Speaking of lifeless simulations, the motion capture technology seems sub-par compared with what has been presented in other forms of media and even in other games released years earlier. The faces, which are the most dynamic part of a human and are 75% of the way we communicate, fail to animate anything more than the eyes and mouth, and even then just barely. The faces in a multiplayer only shooter, Team Fortress 2, animate better. To top that off, nothing collides appropriately and often objects clip right through one another. Often when things need to interact with one another, the camera pans away, even though that is the direct action of the scene. Something as simple as bandaging shouldn't move the focus of the scene to the ceiling for a whole 10 seconds.

All of this isn't nearly as bad as all the failed promises that this "game" sits upon. It promised that every action the player performed and every button press made a difference, but that is simply not true, and anyone who plays through the game twice would notice that in an instance. The game was built up for years as a some expanding experience and all it really does is present some ridiculous situations that seem like they could have negative outcomes if done incorrectly, which drives the player to perform well, but actually have no really story sequential consequences, other than very rarely altering which ending one recieves, which is always a tattered mess anyhow. The games only driving factor is a lie, a trick, and it fooled so many.

How easy everything could have been if the developer had put more faith in the human complexity. There's no need to present some outlandish human fault and make a character where it as their centerpiece attire. All that does is render them a character. To make a fictional being a human, one need give them something more than a plain fault and let it color them. It can be an affectation, but it is not their world.

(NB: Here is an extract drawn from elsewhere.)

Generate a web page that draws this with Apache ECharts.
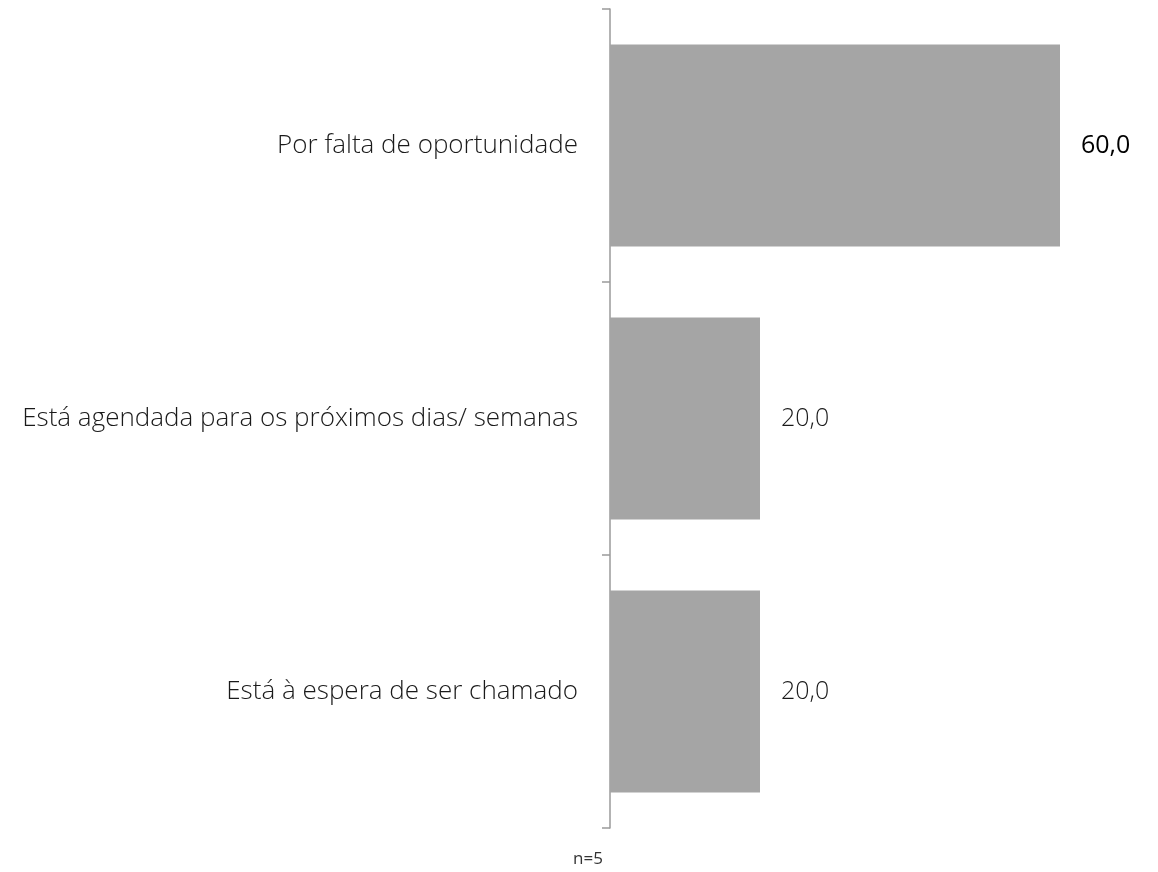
<!DOCTYPE html>
<html>
<head>
<meta charset="utf-8">
<script src="https://cdn.jsdelivr.net/npm/echarts@6/dist/echarts.min.js"></script>
<style>html,body{margin:0;padding:0;background:#fff;}#c{width:1158px;height:872px;}</style>
</head>
<body>
<div id="c"></div>
<script>
const categories = ["Por falta de oportunidade", "Está agendada para os próximos dias/ semanas", "Está à espera de ser chamado"];
const values = [60.0, 20.0, 20.0];
const note = "n=5";

const chart = echarts.init(document.getElementById('c'));
chart.setOption({
  animation: false,
  grid: { left: 610, top: 9, bottom: 44, width: 525 },
  xAxis: { type: 'value', min: 0, max: 70, show: false },
  yAxis: {
    type: 'category', data: categories, inverse: true, offset: 4,
    axisLine: { lineStyle: { color: '#9a9a9a', width: 1.5 } },
    axisTick: { show: true, length: 8, lineStyle: { color: '#9a9a9a', width: 1.5 } },
    axisLabel: { margin: 28, fontFamily: 'Open Sans', fontWeight: 300, fontSize: 26, color: '#1a1a1a' }
  },
  series: [{
    type: 'bar',
    data: values.map((v, i) => ({
      value: v,
      label: i === 0 ? { color: '#000', fontWeight: 400 } : {}
    })),
    barCategoryGap: '26%',
    itemStyle: { color: '#a5a5a5' },
    label: {
      show: true, position: 'right', distance: 21,
      formatter: p => p.value.toFixed(1).replace('.', ','),
      fontFamily: 'Open Sans', fontWeight: 300, fontSize: 25, color: '#1a1a1a'
    }
  }],
  graphic: [{ type: 'text', left: 573, top: 851, style: { text: note, fontFamily: 'Open Sans', fontWeight: 400, fontSize: 17, fill: '#333333' } }]
});
</script>
</body>
</html>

Games like Grand Theft Auto IV present the player with a sympathetic character in Nikos that has done horrible things in his past but he does not let that be his defining characteristic. He is still human and seeks friendship and companionship and struggles through day to day life searching for ways to make money whilst trying not fall back on old habits. He only really confronts his past when it is right there in front of him, and only then is it a driving factor in his being. The rest of his world is then shaped by the now, and he changes accordingly, as humans are apt to do.

Where this game falls apart is in the gameplay, which allows the player to run wild with no regard or impact to the actual plot. The player can use the character to murder millions of innocents outside of the storyline and then lament the death of one during a story sequence. The separation of the gameplay and story here are the traps that most video games fall into, which makes them less compelling as a whole.

Video Games are not two divergent products: one a movie and the other a board game. They are single entity and their contents need to reflect that. So of course, that human element needs to also be a part of the gameplay. Whether a character is a superhuman or Joe Everyday, they need to play in a way that reflects who they are as a person.

This is why Uncharted 2 won so many awards. It's presentation touched on everything talked about prior. The characters, story and gameplay were all merged together to drive the whole product forward. The character was an above average adventure seeker, who was driven by love and and companionship and this was reflected in his speech and his regular movements. Simply directing the character with the control stick would illustrate to anyone that this was a person who was capable of great things, but was not perfect. The gameplay often has you being helped by companions, and in turn helping them, either as smaller or greater plot points. The story itself was simple, but banked heavily on the human complexity that it soared forward as a compelling piece. It made the game that much more fun to play.

It is my hope that our work can maybe reflect this merging of story into the overall product of our video game concept, because that is yet another aspect that thrusts video games forward to height of art and media.